Der Religionssoziologe Christian Friesl (Universität Wien) wies nach, daß der Einfluß christlicher Traditionen und kirchlicher Praxis auf Jugendliche sinke, umgekehrt aber noch nie so viele Jugendliche sich für Religiöses interessierten, wenn auch außerhalb kirchlicher Formen. Was bei der Jugend zählt, ist „Sehnsucht nach dem Ich”. Fragen des Glaubens werden danach bemessen, ob sie zu mehr Leben und zu erfüllterem verhelfen.

An einem „runden Tisch” legten Religionslehrer ihre Erfahrungen dar. Schockierend war, wieviele Jugendliche ohne jedes religiöse Wissen in die Schule kommen - was nahmen denn deren Eltern aus dem Religionsunterricht mit? - und daß so viele unter erheblichen Defiziten familiärer Geborgenheit leiden.

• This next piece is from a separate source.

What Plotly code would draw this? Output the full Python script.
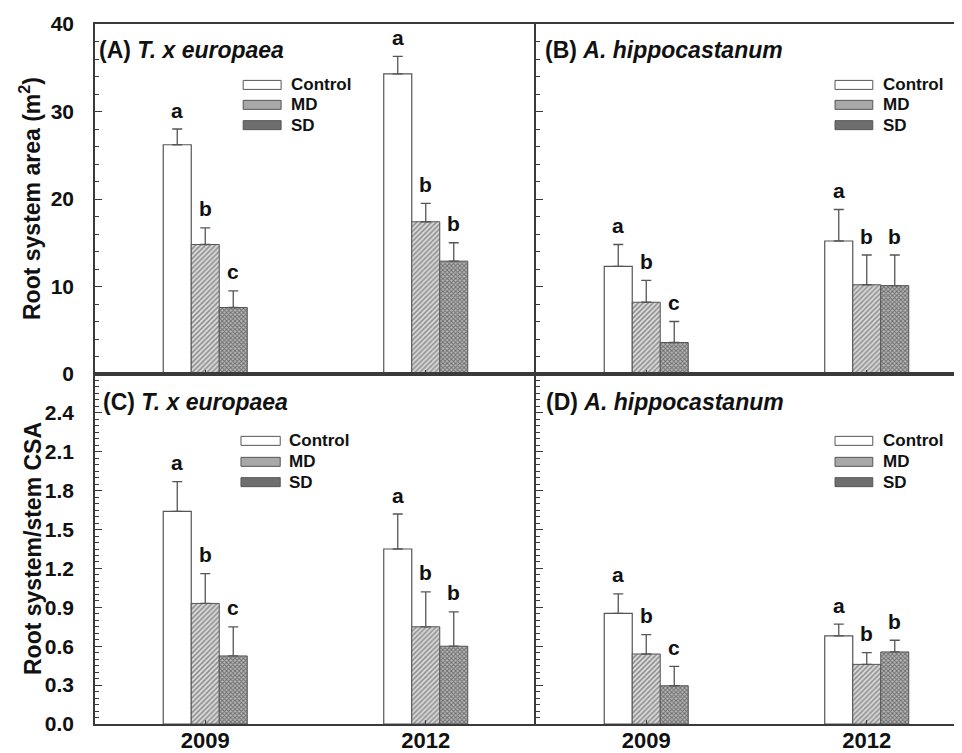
import plotly.graph_objects as go

# ---------------- data ----------------
years = ["2009", "2012"]
treatments = ["Control", "MD", "SD"]

# (A) T. x europaea - root system area (m2)
A_control = [26.2, 34.3]
A_md = [14.8, 17.4]
A_sd = [7.6, 12.9]
A_control_err = [1.8, 2.0]
A_md_err = [1.9, 2.1]
A_sd_err = [1.9, 2.1]
A_letters = [["a", "a"], ["b", "b"], ["c", "b"]]

# (B) A. hippocastanum - root system area (m2)
B_control = [12.3, 15.2]
B_md = [8.2, 10.2]
B_sd = [3.6, 10.1]
B_control_err = [2.5, 3.6]
B_md_err = [2.5, 3.4]
B_sd_err = [2.4, 3.5]
B_letters = [["a", "a"], ["b", "b"], ["c", "b"]]

# (C) T. x europaea - root system / stem CSA
C_control = [1.64, 1.35]
C_md = [0.93, 0.75]
C_sd = [0.525, 0.60]
C_control_err = [0.23, 0.27]
C_md_err = [0.23, 0.27]
C_sd_err = [0.225, 0.265]
C_letters = [["a", "a"], ["b", "b"], ["c", "b"]]

# (D) A. hippocastanum - root system / stem CSA
D_control = [0.854, 0.68]
D_md = [0.54, 0.46]
D_sd = [0.295, 0.556]
D_control_err = [0.15, 0.09]
D_md_err = [0.15, 0.09]
D_sd_err = [0.15, 0.09]
D_letters = [["a", "a"], ["b", "b"], ["c", "b"]]

panel_titles = ["(A) <i>T. x europaea</i>", "(B) <i>A. hippocastanum</i>",
                "(C) <i>T. x europaea</i>", "(D) <i>A. hippocastanum</i>"]
ytitle_top = "Root system area (m<sup>2</sup>)"
ytitle_bottom = "Root system/stem CSA"

# ---------------- layout constants ----------------
W, H = 962, 753
ML, MR, MT, MB = 87, 0, 16, 37
PW = W - ML - MR
PH = H - MT - MB
LEFT_PX = 441
XSPLIT = LEFT_PX / PW
RIGHT_PX = PW - LEFT_PX
BAR_W = 0.127
FONT = "Liberation Sans, Arial, sans-serif"
AXC = "#3a3a3a"
EDGE = "#555555"

styles = {
    "Control": dict(color="white", line=dict(color=EDGE, width=1.2)),
    "MD": dict(color="#dcdcdc", line=dict(color=EDGE, width=1),
               pattern=dict(shape="/", fgcolor="#3a3a3a", bgcolor="#dcdcdc", size=3.5, solidity=0.45)),
    "SD": dict(color="#b4b4b4", line=dict(color=EDGE, width=1),
               pattern=dict(shape="x", fgcolor="#222222", bgcolor="#b8b8b8", size=3, solidity=0.55)),
}
swatch_fill = {"Control": "white", "MD": "#a8a8a8", "SD": "#6e6e6e"}

panels = [
    ("x", "y", [A_control, A_md, A_sd], [A_control_err, A_md_err, A_sd_err], A_letters),
    ("x2", "y2", [B_control, B_md, B_sd], [B_control_err, B_md_err, B_sd_err], B_letters),
    ("x3", "y3", [C_control, C_md, C_sd], [C_control_err, C_md_err, C_sd_err], C_letters),
    ("x4", "y4", [D_control, D_md, D_sd], [D_control_err, D_md_err, D_sd_err], D_letters),
]

fig = go.Figure()
annotations = []
shapes = []
offsets = [-BAR_W, 0.0, BAR_W]
xpos = list(range(len(years)))

for xa, ya, means, errs, letters in panels:
    for k, tr in enumerate(treatments):
        xs = [i + offsets[k] for i in xpos]
        fig.add_trace(go.Bar(
            x=xs, y=means[k], width=BAR_W, name=tr, showlegend=False,
            marker=styles[tr],
            error_y=dict(type="data", array=errs[k], arrayminus=[0] * len(xs),
                         symmetric=False, color=EDGE, thickness=1.3, width=5),
            xaxis=xa, yaxis=ya,
        ))
        for i, x in enumerate(xs):
            annotations.append(dict(
                x=x, y=means[k][i] + errs[k][i], xref=xa, yref=ya, text="<b>%s</b>" % letters[k][i],
                showarrow=False, yanchor="middle", yshift=19,
                font=dict(family=FONT, size=21, color="#111")))

# ---------------- axes ----------------
def xax(domain, rng, labels):
    return dict(domain=domain, range=rng, tickvals=xpos, ticktext=years,
                showticklabels=labels, ticks="inside", ticklen=4, tickcolor=AXC,
                showline=True, linecolor=AXC, linewidth=1.6, mirror=True,
                showgrid=False, zeroline=False, fixedrange=True, ticklabelstandoff=-4,
                tickfont=dict(family=FONT, size=22, color="#111", weight="bold"))

def yax(domain, rng, tickvals, minor, fmt, labels, anchor):
    return dict(domain=domain, range=rng, tickvals=tickvals, tickformat=fmt,
                showticklabels=labels, ticks="inside", ticklen=7, tickcolor=AXC,
                minor=dict(dtick=minor, tick0=0, ticks="inside", ticklen=4, tickcolor=AXC),
                showline=True, linecolor=AXC, linewidth=1.6, anchor=anchor,
                showgrid=False, zeroline=False, fixedrange=True, ticklabelstandoff=15,
                tickfont=dict(family=FONT, size=21, color="#111", weight="bold"))

top_ticks = [0, 10, 20, 30, 40]
bottom_ticks = [0, 0.3, 0.6, 0.9, 1.2, 1.5, 1.8, 2.1, 2.4]
right_rng = [-0.5, -0.5 + 2 * RIGHT_PX / LEFT_PX]
fig.update_layout(
    xaxis=xax([0, XSPLIT], [-0.5, 1.5], False) | dict(anchor="y"),
    xaxis2=xax([XSPLIT, 1], right_rng, False) | dict(anchor="y2"),
    xaxis3=xax([0, XSPLIT], [-0.5, 1.5], True) | dict(anchor="y3"),
    xaxis4=xax([XSPLIT, 1], right_rng, True) | dict(anchor="y4"),
    yaxis=yax([0.5, 1], [0, 40], top_ticks, 2, "d", True, "x"),
    yaxis2=yax([0.5, 1], [0, 40], top_ticks, 2, "d", False, "x2"),
    yaxis3=yax([0, 0.5], [0, 2.7], bottom_ticks, 0.05, ".1f", True, "x3"),
    yaxis4=yax([0, 0.5], [0, 2.7], bottom_ticks, 0.05, ".1f", False, "x4"),
)

# ---------------- panel labels ----------------
label_pos = [("x domain", "y domain", 0.005, 0.926),
             ("x2 domain", "y2 domain", 0.016, 0.926),
             ("x3 domain", "y3 domain", 0.014, 0.92),
             ("x4 domain", "y4 domain", 0.018, 0.92)]
for (xr, yr, x, y), t in zip(label_pos, panel_titles):
    annotations.append(dict(x=x, y=y, xref=xr, yref=yr, text="<b>%s</b>" % t, showarrow=False,
                            xanchor="left", yanchor="middle",
                            font=dict(family=FONT, size=23, color="#111")))

# ---------------- in-panel legends ----------------
legend_pos = [
    ("x domain", "y domain", 0.336, 0.422, 0.440, [0.826, 0.769, 0.711]),
    ("x2 domain", "y2 domain", 0.689, 0.776, 0.796, [0.826, 0.769, 0.711]),
    ("x3 domain", "y3 domain", 0.331, 0.420, 0.436, [0.809, 0.749, 0.691]),
    ("x4 domain", "y4 domain", 0.689, 0.776, 0.796, [0.809, 0.749, 0.691]),
]
hh = 4.5 / (PH / 2)
for xr, yr, x0, x1, xt, ys in legend_pos:
    for tr, yc in zip(treatments, ys):
        shapes.append(dict(type="rect", xref=xr, yref=yr, x0=x0, x1=x1, y0=yc - hh, y1=yc + hh,
                           fillcolor=swatch_fill[tr], line=dict(color=EDGE, width=1)))
        annotations.append(dict(x=xt, y=yc, xref=xr, yref=yr, text="<b>%s</b>" % tr,
                                showarrow=False, xanchor="left", yanchor="middle",
                                font=dict(family=FONT, size=17, color="#111")))

# ---------------- y titles ----------------
annotations.append(dict(x=-(ML - 22) / PW, y=0.75, xref="paper", yref="paper",
                        text="<b>%s</b>" % ytitle_top,
                        textangle=-90, showarrow=False, xanchor="center", yanchor="middle",
                        font=dict(family=FONT, size=23, color="#111")))
annotations.append(dict(x=-(ML - 25) / PW, y=0.25, xref="paper", yref="paper",
                        text="<b>%s</b>" % ytitle_bottom,
                        textangle=-90, showarrow=False, xanchor="center", yanchor="middle",
                        font=dict(family=FONT, size=23, color="#111")))

fig.update_layout(
    width=W, height=H, margin=dict(l=ML, r=MR, t=MT, b=MB, pad=0),
    paper_bgcolor="white", plot_bgcolor="white", barmode="overlay",
    annotations=annotations, shapes=shapes, showlegend=False,
    font=dict(family=FONT, color="#111"),
)

fig.write_html("out.html", config={"displayModeBar": False})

Erfreulich waren das Selbstbewußtsein der Religionslehrer und ihr Mut, neue Herausforderungen anzunehmen. Nicht selten fühlen sie sich aber von den so unterschiedlichen Erwartungen von Eltern und Kirche überfordert und in ihrer Arbeit alleingelassen.

Der Fundamentaltheologe Jürgen Werbick aus Münster umschrieb den Religionsunterricht als „selbstlosen Dienst der Kirche für die Selbstwerdung der Jugend”. Er ist selbstlos, weil die Kirche nicht auf sich zentriert vorgeht, sondern die Jugend auf das Reich Gottes hin öffnen soll. Ein echter Dienst ist er dann, wenn Glaubenswahrheiten für das Leben relevant werden.

Wenn Religionsunterricht für die „Selbstwerdung” der Jugend so wichtig ist, dann erhebt sich erneut die Frage, welche Hilfe dafür die Schule denen anbietet, die keinen Religionsunterricht besuchen. Dafür zu sorgen hat aber der Staat und nicht die Kirchen.

Das Gipfeltreffen hat Gemeinschaft erleben lassen zwischen allen, die der Religionsunterricht trifft. Nur in größter Gemeinsamkeit wird man der Jugend und damit auch der Gesellschaft künftig diesen so unersetzlichen Dienst entsprechend anbieten können.